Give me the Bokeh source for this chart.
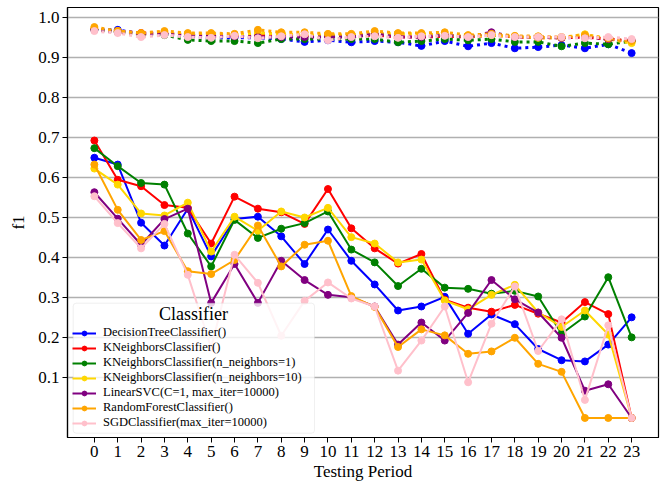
from bokeh.plotting import figure
from bokeh.models import (FixedTicker, Legend, LegendItem, Range1d, PrintfTickFormatter,
                          Label, BoxAnnotation)
from bokeh.embed import file_html
from bokeh.resources import INLINE

periods = list(range(24))

names = [
    "DecisionTreeClassifier()",
    "KNeighborsClassifier()",
    "KNeighborsClassifier(n_neighbors=1)",
    "KNeighborsClassifier(n_neighbors=10)",
    "LinearSVC(C=1, max_iter=10000)",
    "RandomForestClassifier()",
    "SGDClassifier(max_iter=10000)",
]
colors = ["blue", "red", "green", "gold", "purple", "orange", "pink"]

# test-period f1 (solid lines)
dt_test = [0.649, 0.632, 0.487, 0.430, 0.522, 0.403, 0.496, 0.502, 0.453, 0.384, 0.470, 0.392,
           0.333, 0.268, 0.278, 0.302, 0.210, 0.258, 0.234, 0.172, 0.144, 0.141, 0.183, 0.251]
knn_test = [0.692, 0.594, 0.578, 0.531, 0.524, 0.435, 0.552, 0.522, 0.513, 0.484, 0.571, 0.473,
            0.423, 0.385, 0.409, 0.295, 0.275, 0.265, 0.282, 0.260, 0.238, 0.289, 0.259, 0.0]
knn1_test = [0.673, 0.628, 0.586, 0.582, 0.460, 0.378, 0.494, 0.449, 0.472, 0.486, 0.515, 0.420,
             0.388, 0.329, 0.372, 0.325, 0.322, 0.310, 0.317, 0.303, 0.210, 0.253, 0.351, 0.201]
knn10_test = [0.622, 0.582, 0.510, 0.505, 0.537, 0.415, 0.502, 0.467, 0.515, 0.500, 0.524, 0.451,
              0.435, 0.388, 0.395, 0.293, 0.271, 0.307, 0.332, 0.263, 0.227, 0.268, 0.208, 0.0]
svc_test = [0.563, 0.497, 0.432, 0.496, 0.522, 0.287, 0.384, 0.287, 0.392, 0.344, 0.307, 0.301,
            0.278, 0.183, 0.238, 0.193, 0.262, 0.344, 0.296, 0.263, 0.200, 0.068, 0.084, 0.0]
rf_test = [0.632, 0.519, 0.444, 0.466, 0.366, 0.359, 0.394, 0.480, 0.378, 0.432, 0.442, 0.304,
           0.277, 0.177, 0.221, 0.206, 0.160, 0.166, 0.200, 0.135, 0.115, 0.0, 0.0, 0.0]
sgd_test = [0.553, 0.486, 0.423, 0.484, 0.357, 0.175, 0.407, 0.337, 0.205, 0.292, 0.338, 0.298,
            0.278, 0.118, 0.193, 0.278, 0.089, 0.235, 0.328, 0.167, 0.246, 0.045, 0.231, 0.0]

# training f1 (dotted lines)
dt_train = [0.968, 0.968, 0.958, 0.958, 0.952, 0.948, 0.948, 0.948, 0.945, 0.938, 0.942, 0.937,
            0.940, 0.937, 0.928, 0.940, 0.927, 0.935, 0.922, 0.925, 0.930, 0.922, 0.932, 0.910]
knn_train = [0.970, 0.965, 0.960, 0.960, 0.955, 0.952, 0.952, 0.955, 0.955, 0.952, 0.952, 0.952,
             0.955, 0.950, 0.950, 0.952, 0.950, 0.955, 0.950, 0.948, 0.948, 0.950, 0.945, 0.940]
knn1_train = [0.968, 0.963, 0.955, 0.955, 0.943, 0.940, 0.940, 0.935, 0.945, 0.945, 0.945, 0.945,
              0.945, 0.937, 0.940, 0.945, 0.942, 0.945, 0.938, 0.938, 0.927, 0.935, 0.932, 0.940]
knn10_train = [0.970, 0.965, 0.958, 0.960, 0.958, 0.958, 0.955, 0.960, 0.958, 0.955, 0.955, 0.955,
               0.958, 0.958, 0.958, 0.955, 0.952, 0.955, 0.952, 0.948, 0.948, 0.957, 0.945, 0.935]
svc_train = [0.968, 0.962, 0.958, 0.958, 0.952, 0.952, 0.952, 0.950, 0.950, 0.950, 0.950, 0.950,
             0.958, 0.950, 0.950, 0.955, 0.950, 0.962, 0.950, 0.950, 0.948, 0.950, 0.945, 0.942]
rf_train = [0.975, 0.965, 0.960, 0.965, 0.960, 0.960, 0.958, 0.968, 0.962, 0.962, 0.958, 0.958,
            0.965, 0.960, 0.960, 0.962, 0.955, 0.958, 0.953, 0.952, 0.950, 0.955, 0.947, 0.940]
sgd_train = [0.965, 0.960, 0.950, 0.955, 0.950, 0.948, 0.953, 0.947, 0.952, 0.957, 0.942, 0.950,
             0.952, 0.948, 0.952, 0.953, 0.950, 0.955, 0.950, 0.950, 0.950, 0.947, 0.950, 0.945]

test_series = [dt_test, knn_test, knn1_test, knn10_test, svc_test, rf_test, sgd_test]
train_series = [dt_train, knn_train, knn1_train, knn10_train, svc_train, rf_train, sgd_train]

y_ticks = [0.1, 0.2, 0.3, 0.4, 0.5, 0.6, 0.7, 0.8, 0.9, 1.0]
legend_title = "Classifier"

FONT = "Liberation Serif"

p = figure(width=665, height=487, output_backend="svg", toolbar_location=None,
           x_range=Range1d(-1.15, 24.15), y_range=Range1d(-0.04875, 1.02375),
           min_border_left=67, min_border_right=7, min_border_top=7, min_border_bottom=50)

p.background_fill_color = "white"
p.border_fill_color = "white"
p.outline_line_color = "black"
p.outline_line_width = 1.2

p.xgrid.visible = False
p.ygrid.ticker = FixedTicker(ticks=y_ticks)
p.ygrid.grid_line_color = "#b0b0b0"
p.ygrid.grid_line_width = 1.3

p.xaxis.ticker = FixedTicker(ticks=periods)
p.yaxis.ticker = FixedTicker(ticks=y_ticks)
p.yaxis.formatter = PrintfTickFormatter(format="%.1f")
for ax in (p.xaxis, p.yaxis):
    ax.axis_line_color = "black"
    ax.axis_line_width = 1.2
    ax.major_tick_line_color = "black"
    ax.major_tick_out = 5
    ax.major_tick_in = 0
    ax.minor_tick_line_color = None
    ax.major_label_text_font = FONT
    ax.major_label_text_font_size = "17px"
    ax.major_label_text_color = "black"
    ax.axis_label_text_font = FONT
    ax.axis_label_text_font_size = "17px"
    ax.axis_label_text_font_style = "normal"
    ax.axis_label_text_color = "black"
    ax.major_label_standoff = 3
p.xaxis.axis_label = "Testing Period"
p.yaxis.axis_label = "f1"
p.xaxis.axis_label_standoff = 2
p.yaxis.axis_label_standoff = 7

items = []
for name, col, te, tr in zip(names, colors, test_series, train_series):
    l1 = p.line(periods, te, line_color=col, line_width=2)
    c1 = p.scatter(periods, te, size=7, fill_color=col, line_color=col)
    p.line(periods, tr, line_color=col, line_width=3, line_dash="3 4")
    p.scatter(periods, tr, size=7, fill_color=col, line_color=col)
    items.append(LegendItem(label=name, renderers=[l1, c1]))

# legend frame drawn separately so the centred title sits above it
box = BoxAnnotation(left=5.7, right=247, bottom=4.3, top=134.3,
                    left_units="screen", right_units="screen",
                    bottom_units="screen", top_units="screen",
                    fill_color="white", fill_alpha=0.8,
                    line_color="#cccccc", line_width=1, border_radius=3)
p.add_layout(box)

legend = Legend(items=items, location=(5, 7), title=" ")
legend.title_text_font = FONT
legend.title_text_font_size = "18px"
legend.title_text_font_style = "normal"
legend.title_standoff = 5
legend.label_text_font = FONT
legend.label_text_font_size = "12.5px"
legend.label_text_color = "black"
legend.label_height = 12
legend.glyph_height = 12
legend.glyph_width = 24
legend.label_standoff = 7
legend.spacing = 0
legend.padding = 4
legend.margin = 0
legend.border_line_color = None
legend.background_fill_alpha = 0
p.add_layout(legend)

title_label = Label(x=126, y=124, x_units="screen", y_units="screen", text=legend_title,
                    text_font=FONT, text_font_size="18px", text_color="black",
                    text_align="center", text_baseline="middle")
p.add_layout(title_label)

open("out.html", "w").write(file_html(p, INLINE))
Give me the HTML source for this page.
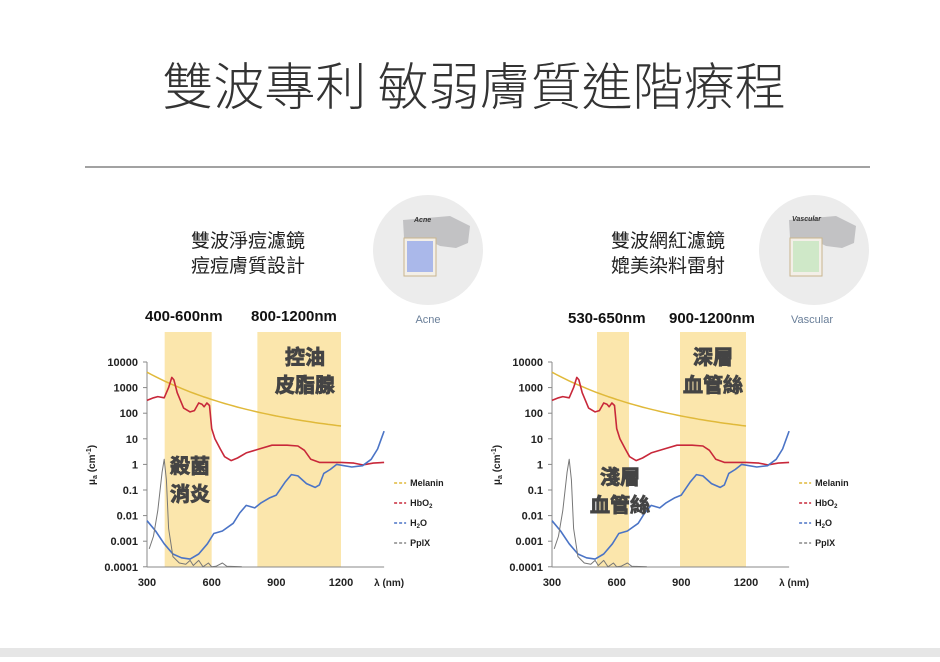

########################################

**Direction**
Repeat only what runs from the first line of the records above to the line with "periods = list(range(24))", both included, word for word, minus the pictures.

**Finished answer**
Give me the Bokeh source for this chart.
from bokeh.plotting import figure
from bokeh.models import (FixedTicker, Legend, LegendItem, Range1d, PrintfTickFormatter,
                          Label, BoxAnnotation)
from bokeh.embed import file_html
from bokeh.resources import INLINE

periods = list(range(24))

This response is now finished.